Q&A with Gretchen Hammer: New exchange board leader on creating connections

Gretchen Hammer, executive director of the Colorado Coalition for the Medically Underserved (CCMU), has stepped into the spotlight as interim chair of the Colorado Health Benefit Exchange Board. In her new role, Hammer will help lay the groundwork for the state’s virtual insurance marketplace, which was created under the federal health reform law. While Colorado’s legislature provided bipartisan support for the exchange, stakeholders from across the political, business and health policy spectrum are closely watching its implementation. We caught up with a very busy Hammer to ask her some questions for readers of CHI’s Analysis with Altitude blog.

About Gretchen:

Gretchen is a native of Denver, and is a graduate of East High School.  She earned a Bachelor of Arts degree in Biology from Colorado College in 1994. Gretchen graduated from the University of Washington School of Public Health and Community Medicine with a Master of Public Health degree in 1999.  Active in her community, Gretchen is a volunteer coach for both of her sons' soccer teams and recently completed her service as a Board Member at the Anchor Center for Blind Children.

Question: Please describe your leadership style and how you believe that style will help you as interim chair of the Colorado Health Benefit Exchange board.

Answer: I like to believe that I have a collaborative and facilitative leadership style.  It is my goal within my organization and in every project we work on to help my colleagues bring their best skills and talents to our work.  The Colorado Health Benefit Exchange Board is full of incredibly talented people.  My goal as the Interim Chair of the Board is to organize our work so that we all have a shared understanding of our task and to maximize the contribution of each Board member.

Q: What are your goals for the board?

A: The Colorado Health Benefit Exchange Board is committed to creating a health insurance exchange that will increase access, affordability and choice for individuals and small employers purchasing health insurance in Colorado.  This is our legislatively mandated task and we embrace this as our purpose.

Q: How will you measure your success?  What would you consider failure?

A:  I believe our first metric of success is to build a high functioning Board; a Board that can listen to the diverse voices in our state, tap our own collective wisdom and make good decisions about how to build this new marketplace.  Other metrics of success as we begin to sell products will include increases in access, affordability and choice and the creation of a sustainable business model for the Exchange.   I will consider our work a failure if we lose our connection to the people of the state of Colorado as we build this new marketplace.  Right now we have a large network of stakeholders sharing their perspective and tracking our work.  We need to keep and build on this level of engagement in order to be successful over time.

Q: What do you think is the most important thing for Coloradans to understand about the work being done on the exchange?

A: It is important for the people of Colorado to know that the goal of the Colorado Health Benefit Exchange is to increase the availability and affordability of health insurance.  This new marketplace will have easy-to-understand information that will let consumers make real comparisons between plans.  Through the Exchange, Coloradans will be able to find health insurance that meets their needs and budgets, giving individuals and small businesses in Colorado more control, quality choices and better protections when buying health insurance.

Q: What do you think is the most misunderstood aspect of the exchange?

A: I think the name “exchange” itself is probably the most misunderstood aspect of the Exchange among the general public.  It is a name and a concept that requires quite a bit of explaining before people can understand the vision and intent.

Q: Gov.

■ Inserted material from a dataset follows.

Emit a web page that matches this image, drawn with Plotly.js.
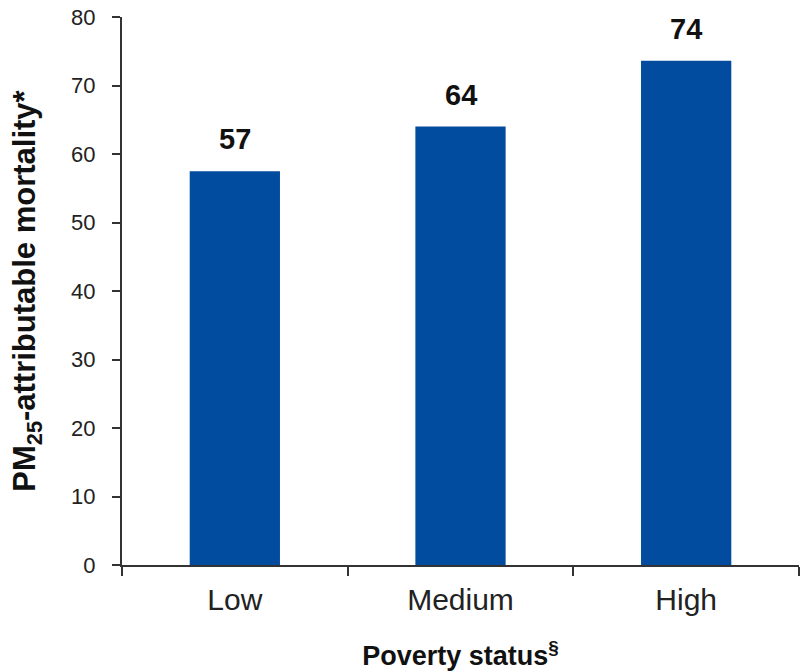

Hickenlooper has said it’s important that the exchange not become a political issue. Is that possible?

A: At a recent town hall meeting hosted by Aurora Health Access Governor, Gov. Hickenlooper said it best himself. He said that this all really is about “trying to increase the probability that we will have meaningful, happy and joyful lives.”  There will be times when we get bogged down in the details and caught up in the political discourse, but if this is really about increasing the probability that the people of Colorado have the chance to live healthy and joyful lives, then I think that keeps us centered on the right kinds of things and allows us to engage people from across the ideological spectrum in this laudable goal.

Interview conducted by Deb Goeken, director of strategic services at the Colorado Health Institute.